Robots load the milling machine and carry out the automated finishing of the workpieces
“Previously, the workpieces were, for the most part, clamped manually on pallets,” explains Marcel Haltiner, Head of Automation at Vischer & Bolli GmbH. “That was time-consuming and costly.” In order to make production at ZIMM more efficient and, at the same time, more productive, the companies Vischer & Bolli and HBI Robotics jointly developed a modular robot cell equipped with a KR QUANTEC and a KR AGILUS from KUKA. The robots load the five-axis milling machine and carry out the automated finishing of the workpieces, including offloading of the completed screw jack components.
Loading robot and manufacturing cell increase productivity and efficiency
Instead of clamping machine pallets by hand, as before, employees now load trays within a lift system. The four-meter-high tower is used for storing raw materials and finished end products, along with the clamping fixtures and, if necessary, tools. The work then begins for the connected robot cell. A KR QUANTEC robot of type KR 240 R2900 ultra first removes the trays loaded with blanks from the lift system and places them on an attached table. The robot then automatically positions four blanks in a fixture and places them in the milling machine.
The modular cell makes cost-effective production possible with a batch size of one or more
“The machine can produce about 30 different components made of aluminum and cast iron in batch sizes of 1 to 200,” explains Marcel Haltiner. He also adds: “By loading the fixture outside the machine, we avoid unnecessary downtime. And by having the robot only load and unload the filled fixtures, we can make the entire process even more efficient.”
While the milling machine works on the four workpieces, the KR QUANTEC loads blanks into another fixture. Once the components have been machined on both sides, being turned over automatically, the robot then places the components on the finishing station in the cell. There, a KR AGILUS robot of type KR 10 R900-2 deburrs and cleans them.

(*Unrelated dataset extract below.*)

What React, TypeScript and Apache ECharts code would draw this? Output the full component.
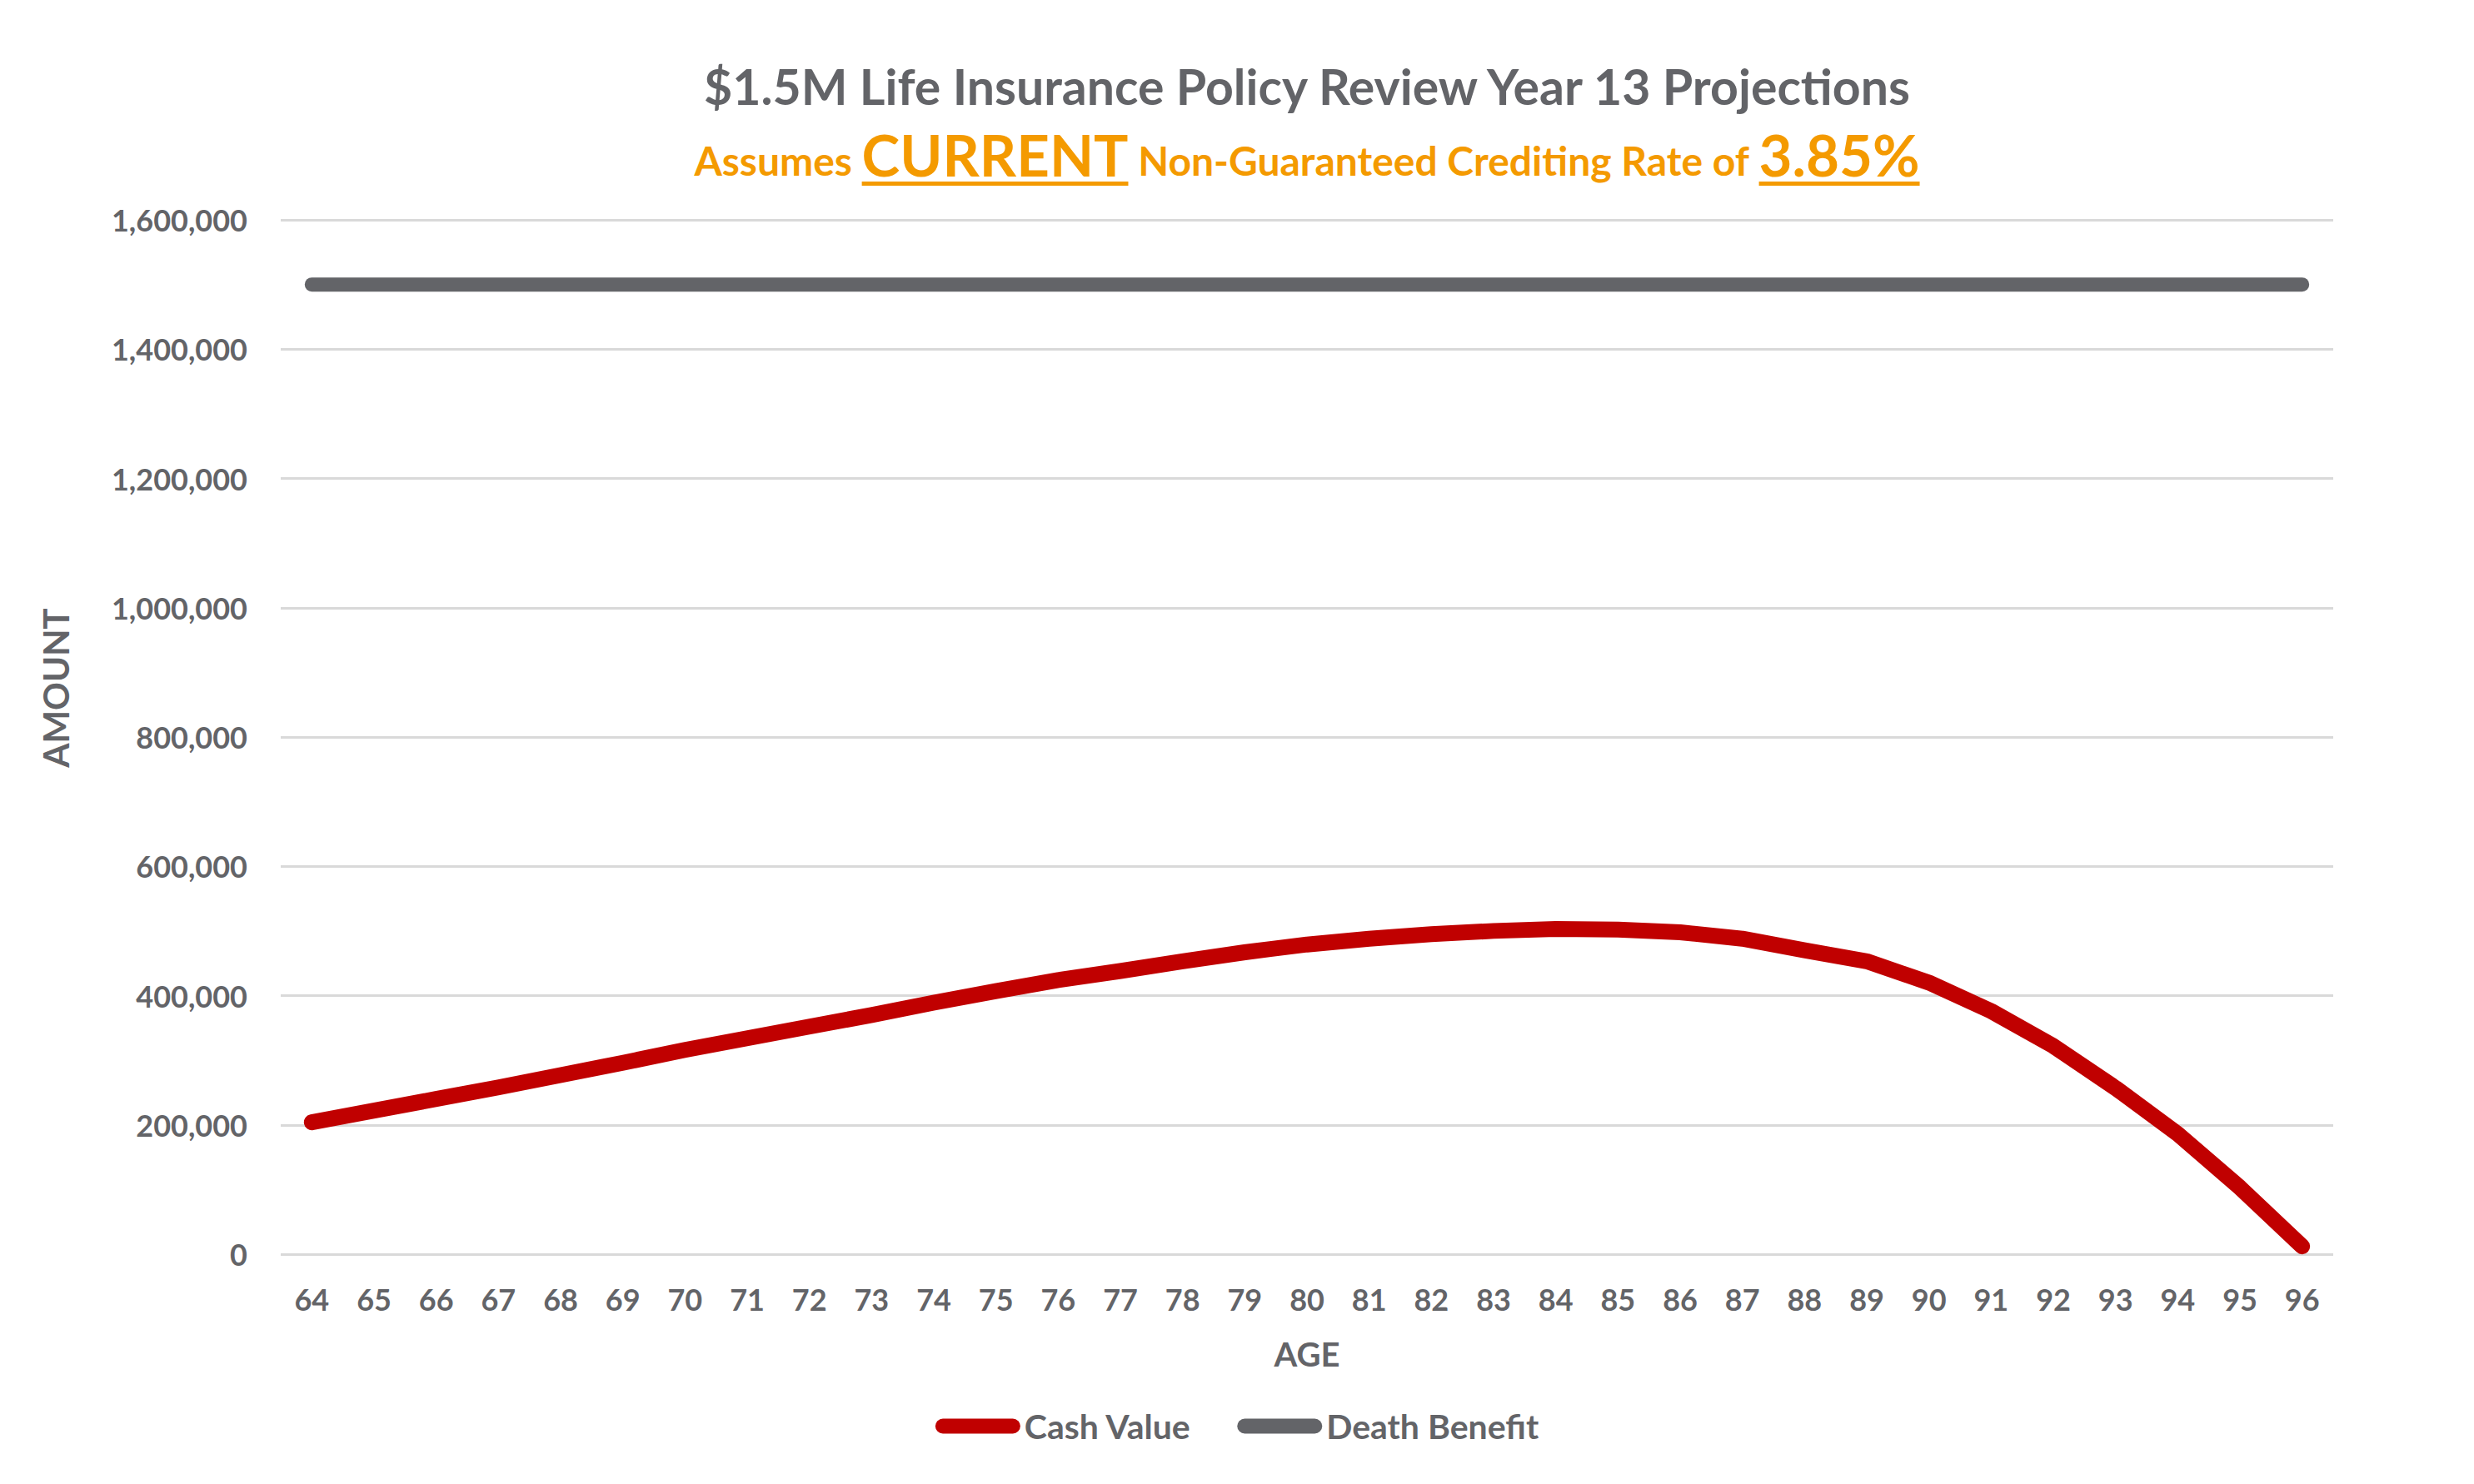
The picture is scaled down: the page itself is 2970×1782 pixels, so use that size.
import React, { useEffect, useRef } from "react";
import * as echarts from "echarts";

const ages: string[] = [
  "64", "65", "66", "67", "68", "69", "70", "71", "72", "73", "74", "75", "76", "77", "78", "79", "80",
  "81", "82", "83", "84", "85", "86", "87", "88", "89", "90", "91", "92", "93", "94", "95", "96",
];

const cashValue: number[] = [
  204000, 222000, 240000, 258000, 277000, 296000, 316000, 334000, 352000, 370000, 389000, 407000,
  424000, 438000, 453000, 467000, 479000, 488000, 495000, 500000, 503000, 502000, 498000, 488000,
  470000, 453000, 420000, 376000, 322000, 257000, 186000, 103000, 12000,
];

const deathBenefit: number[] = [
  1500000, 1500000, 1500000, 1500000, 1500000, 1500000, 1500000, 1500000, 1500000, 1500000, 1500000,
  1500000, 1500000, 1500000, 1500000, 1500000, 1500000, 1500000, 1500000, 1500000, 1500000, 1500000,
  1500000, 1500000, 1500000, 1500000, 1500000, 1500000, 1500000, 1500000, 1500000, 1500000, 1500000,
];

const yMin = 0;
const yMax = 1600000;
const yInterval = 200000;

const titleText = "$1.5M Life Insurance Policy Review Year 13 Projections";
const subtitleParts = [
  { text: "Assumes ", big: false },
  { text: "CURRENT", big: true },
  { text: " Non-Guaranteed Crediting Rate of ", big: false },
  { text: "3.85%", big: true },
];
const seriesNames = ["Cash Value", "Death Benefit"];
const xName = "AGE";
const yName = "AMOUNT";

const W = 2970;
const H = 1782;
const GRID = { left: 337, right: 169, top: 264, bottom: 276 };
const GRAY = "#636468";
const RED = "#C00000";
const ORANGE = "#F49A00";
const FONT = "Lato";

function measure(text: string, size: number): number {
  const c = document.createElement("canvas");
  const ctx = c.getContext("2d");
  if (!ctx) return text.length * size * 0.55;
  ctx.font = `bold ${size}px ${FONT}`;
  return ctx.measureText(text).width;
}

export default function App() {
  const ref = useRef<HTMLDivElement>(null);

  useEffect(() => {
    document.body.style.margin = "0";
    if (!ref.current) return;
    const chart = echarts.init(ref.current, undefined, { renderer: "svg" });

    const centerX = GRID.left + (W - GRID.left - GRID.right) / 2;

    // subtitle layout
    const smallSize = 48;
    const bigSize = 69;
    const baseline = 210;
    const widths = subtitleParts.map((p) => measure(p.text, p.big ? bigSize : smallSize));
    const total = widths.reduce((a, b) => a + b, 0);
    let cx = centerX - total / 2;
    const subElems: any[] = [];
    subtitleParts.forEach((p, i) => {
      const size = p.big ? bigSize : smallSize;
      subElems.push({
        type: "text",
        x: cx,
        y: baseline - 0.358 * size,
        silent: true,
        style: {
          text: p.text,
          fill: ORANGE,
          fontSize: size,
          fontWeight: "bold",
          fontFamily: FONT,
          align: "left",
          verticalAlign: "middle",
        },
      });
      if (p.big) {
        subElems.push({
          type: "rect",
          silent: true,
          shape: { x: cx, y: 218, width: widths[i], height: 5 },
          style: { fill: ORANGE },
        });
      }
      cx += widths[i];
    });

    const legendIcon = "path://M9,0L93,0A9,9,0,0,1,93,18L9,18A9,9,0,0,1,9,0Z";

    chart.setOption({
      animation: false,
      textStyle: { fontFamily: FONT },
      grid: { ...GRID, containLabel: false },
      graphic: [
        {
          type: "text",
          x: centerX,
          y: 103,
          silent: true,
          style: {
            text: titleText,
            fill: GRAY,
            fontSize: 59,
            fontWeight: "bold",
            fontFamily: FONT,
            align: "center",
            verticalAlign: "middle",
          },
        },
        ...subElems,
        {
          type: "text",
          x: 67,
          y: 826,
          rotation: Math.PI / 2,
          silent: true,
          style: {
            text: yName,
            fill: GRAY,
            fontSize: 42,
            fontWeight: "bold",
            fontFamily: FONT,
            align: "center",
            verticalAlign: "middle",
          },
        },
      ],
      legend: {
        data: seriesNames,
        left: "center",
        top: 1687,
        icon: legendIcon,
        itemWidth: 102,
        itemHeight: 18,
        itemGap: 55,
        selectedMode: false,
        textStyle: {
          color: GRAY,
          fontSize: 41,
          fontWeight: "bold",
          fontFamily: FONT,
          lineHeight: 41,
        },
      },
      xAxis: {
        type: "category",
        data: ages,
        boundaryGap: true,
        name: xName,
        nameLocation: "middle",
        nameGap: 100,
        nameTextStyle: { color: GRAY, fontSize: 40, fontWeight: "bold", fontFamily: FONT, lineHeight: 40 },
        axisLine: { show: false },
        axisTick: { show: false },
        axisLabel: {
          color: GRAY,
          fontSize: 36,
          fontWeight: "bold",
          fontFamily: FONT,
          margin: 36,
          lineHeight: 36,
          interval: 0,
        },
        splitLine: { show: false },
      },
      yAxis: {
        type: "value",
        min: yMin,
        max: yMax,
        interval: yInterval,
        axisLine: { show: false },
        axisTick: { show: false },
        axisLabel: {
          color: GRAY,
          fontSize: 36,
          fontWeight: "bold",
          fontFamily: FONT,
          margin: 40,
          formatter: (v: number) => v.toLocaleString("en-US"),
        },
        splitLine: { show: true, lineStyle: { color: "#D9D9D9", width: 3 } },
      },
      series: [
        {
          name: seriesNames[0],
          type: "line",
          data: cashValue,
          symbol: "none",
          smooth: false,
          color: RED,
          itemStyle: { color: RED },
          lineStyle: { color: RED, width: 19, cap: "round", join: "round" },
          emphasis: { disabled: true },
          z: 3,
        },
        {
          name: seriesNames[1],
          type: "line",
          data: deathBenefit,
          symbol: "none",
          color: GRAY,
          itemStyle: { color: GRAY },
          lineStyle: { color: GRAY, width: 17, cap: "round", join: "round" },
          emphasis: { disabled: true },
          z: 2,
        },
      ],
    });

    return () => {
      chart.dispose();
    };
  }, []);

  return <div ref={ref} style={{ width: W, height: H, overflow: "hidden" }} />;
}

Unmanned shifts increase competitiveness
Once a component has passed through all the steps, the KUKA robot sorts it back into its place on the tray, which is then parked in the lift system. The employees remove the finished products at the opposite side. For ZIMM, the robot cell represents an enormous advance in the production processes. “Among other things, the automation allows us to produce in unmanned shifts at night and on the weekends – which increases our productivity and competitiveness,” says Hardy Ponudic, Head of Production at ZIMM.
A robot loads the milling machine, the employees invest their time in value-adding activities
What was previously performed manually with a high personnel and time requirement, is now done by the robots in the cell. The shortage of skilled workers is also making it more and more difficult for ZIMM to find qualified employees. Thanks to the automation, employees who, for the most part, previously loaded the magazine of the milling machine can now be deployed in other areas where they can concentrate on value-adding activities. “Our solution largely runs without any further intervention and relieves employees of less demanding tasks such as the clamping and unclamping of workpieces,” says Marcel Haltiner.

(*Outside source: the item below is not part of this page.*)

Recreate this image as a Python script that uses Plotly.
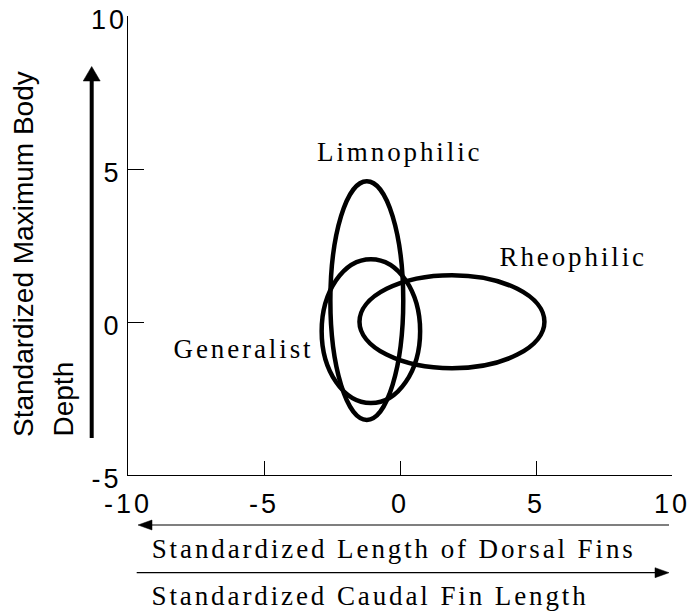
import plotly.graph_objects as go

# ---------------- data ----------------
groups = ["Limnophilic", "Generalist", "Rheophilic"]
center_x = [-1.22, -1.07, 1.91]
center_y = [0.70, -0.30, 0.01]
radius_x = [1.34, 1.81, 3.40]
radius_y = [3.90, 2.35, 1.52]

label_x = [0.0, -5.76, 6.35]
label_y = [5.55, -0.89, 2.11]

x_ticks = [-10, -5, 0, 5, 10]
x_tick_text = ["-10", "-5", "0", "5", "10"]
y_ticks = [-5, 0, 5, 10]
y_tick_text = ["-5", "0", "5", "10"]

y_title_lines = ["Standardized Maximum Body", "Depth"]
x_title_1 = "Standardized Length of Dorsal Fins"
x_title_2 = "Standardized Caudal Fin Length"

# ---------------- layout helpers ----------------
W, H = 692, 615
ML, MR, MT, MB = 128, 20, 16, 140
PW, PH = W - ML - MR, H - MT - MB


def px(xp):
    return (xp - ML) / PW


def py(yp):
    return (H - MB - yp) / PH


SANS = "Liberation Sans, Arial, sans-serif"
SERIF = "Liberation Serif, Times New Roman, serif"

fig = go.Figure()
fig.add_trace(go.Scatter(x=[None], y=[None], mode="markers", showlegend=False, hoverinfo="skip"))
fig.add_trace(go.Scatter(x=[None], y=[None], mode="markers", showlegend=False, hoverinfo="skip",
                         yaxis="y2"))

shapes = []
for cx, cy, rx, ry in zip(center_x, center_y, radius_x, radius_y):
    shapes.append(dict(type="circle", xref="x", yref="y",
                       x0=cx - rx, x1=cx + rx, y0=cy - ry, y1=cy + ry,
                       line=dict(color="black", width=4.5), fillcolor="rgba(0,0,0,0)"))

# vertical thick arrow (y direction)
ax_x = 91.7
shapes.append(dict(type="line", xref="paper", yref="paper",
                   x0=px(ax_x), x1=px(ax_x), y0=py(438), y1=py(78),
                   line=dict(color="black", width=4)))
shapes.append(dict(type="path", xref="paper", yref="paper",
                   path=f"M {px(ax_x-8.5)} {py(81)} L {px(ax_x+8.5)} {py(81)} L {px(ax_x)} {py(66.5)} Z",
                   fillcolor="black", line=dict(color="black", width=0.5)))

# left-pointing arrow
ya = 525
shapes.append(dict(type="line", xref="paper", yref="paper",
                   x0=px(148), x1=px(669), y0=py(ya), y1=py(ya),
                   line=dict(color="black", width=1.2)))
shapes.append(dict(type="path", xref="paper", yref="paper",
                   path=f"M {px(152)} {py(ya-5)} L {px(152)} {py(ya+5)} L {px(138)} {py(ya)} Z",
                   fillcolor="black", line=dict(color="black", width=0.5)))
# right-pointing arrow
yb = 572.7
shapes.append(dict(type="line", xref="paper", yref="paper",
                   x0=px(136.7), x1=px(660), y0=py(yb), y1=py(yb),
                   line=dict(color="black", width=1.2)))
shapes.append(dict(type="path", xref="paper", yref="paper",
                   path=f"M {px(655)} {py(yb-5)} L {px(655)} {py(yb+5)} L {px(669)} {py(yb)} Z",
                   fillcolor="black", line=dict(color="black", width=0.5)))

annotations = []
for name, lx, ly in zip(groups, label_x, label_y):
    annotations.append(dict(x=lx, y=ly, xref="x", yref="y", text=name, showarrow=False,
                            xanchor="center", yanchor="middle",
                            font=dict(family=SERIF, size=27, color="black")))

annotations.append(dict(x=px(393.5), y=py(549), xref="paper", yref="paper", text=x_title_1,
                        showarrow=False, xanchor="center", yanchor="middle", borderpad=0,
                        font=dict(family=SERIF, size=27, color="black")))
annotations.append(dict(x=px(370.5), y=py(596), xref="paper", yref="paper", text=x_title_2,
                        showarrow=False, xanchor="center", yanchor="middle", borderpad=0,
                        font=dict(family=SERIF, size=27, color="black")))
for line_text, cxp in zip(y_title_lines, [23, 63]):
    annotations.append(dict(x=px(cxp), y=py(438), xref="paper", yref="paper", text=line_text,
                            showarrow=False, textangle=-90,
                            xanchor="center", yanchor="bottom", borderpad=0,
                            font=dict(family=SANS, size=28, color="black")))

tick_font = dict(family=SANS, size=27, color="black")
fig.update_layout(
    template="none",
    width=W, height=H,
    margin=dict(l=ML, r=MR, t=MT, b=MB, pad=0, autoexpand=False),
    paper_bgcolor="white", plot_bgcolor="white",
    showlegend=False,
    shapes=shapes,
    annotations=annotations,
    xaxis=dict(range=[-10, 10], tickvals=x_ticks, ticktext=x_tick_text, automargin=False,
               showgrid=False, zeroline=False, showline=True, linecolor="black", linewidth=1.3,
               ticks="inside", ticklen=14, tickwidth=1.3, tickcolor="black",
               ticklabelstandoff=4, ticklabeloverflow="allow",
               tickfont=tick_font, fixedrange=True),
    # main y axis: ticks below the top value
    yaxis=dict(range=[-5, 10], tickvals=y_ticks[:-1], ticktext=y_tick_text[:-1], automargin=False,
               showgrid=False, zeroline=False, showline=True, linecolor="black", linewidth=1.3,
               ticks="inside", ticklen=16, tickwidth=1.3, tickcolor="black",
               ticklabelshift=4, ticklabeloverflow="allow",
               tickfont=tick_font, fixedrange=True),
    # top label (no tick mark at the top of the axis)
    yaxis2=dict(range=[-5, 10], overlaying="y", side="left", anchor="x",
                tickvals=y_ticks[-1:], ticktext=y_tick_text[-1:], automargin=False,
                showgrid=False, zeroline=False, showline=False, ticks="",
                ticklabelshift=4, ticklabeloverflow="allow",
                tickfont=tick_font, fixedrange=True),
)

post = """
document.documentElement.style.margin = '0';
document.documentElement.style.padding = '0';
document.body.style.margin = '0';
document.body.style.padding = '0';
document.body.style.overflow = 'hidden';
var gd = document.getElementById('{plot_id}');
function spacing(){
  gd.querySelectorAll('g.annotation text').forEach(function(t){
    var ff = (t.style.fontFamily || '') + (t.getAttribute('style') || '');
    if (ff.indexOf('Serif') >= 0) { t.style.letterSpacing = '2.9px'; }
  });
  gd.querySelectorAll('g.xtick text, g.ytick text, g.y2tick text').forEach(function(t){
    t.style.letterSpacing = '3px';
  });
}
spacing();
if (gd.on) { gd.on('plotly_afterplot', spacing); }
"""

fig.write_html("out.html", post_script=post, config={"displayModeBar": False})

Central host computer system, unlimited possibilities
All processes within the cell are controlled by a host computer, which can also be integrated into the ERP system. For example, it handles order management and workpiece coordination, controls peripheral devices and provides information on current and upcoming processes. Because of the modular design of the cells, Haltiner sees almost unlimited possibilities for use: “Whether for machinery, mold and die production, medical technology or the automotive sector, we basically open up the possibility of automation for every machining company.”
The automation allows us to produce in unmanned shifts at night and on the weekends – which increases our productivity and competitiveness.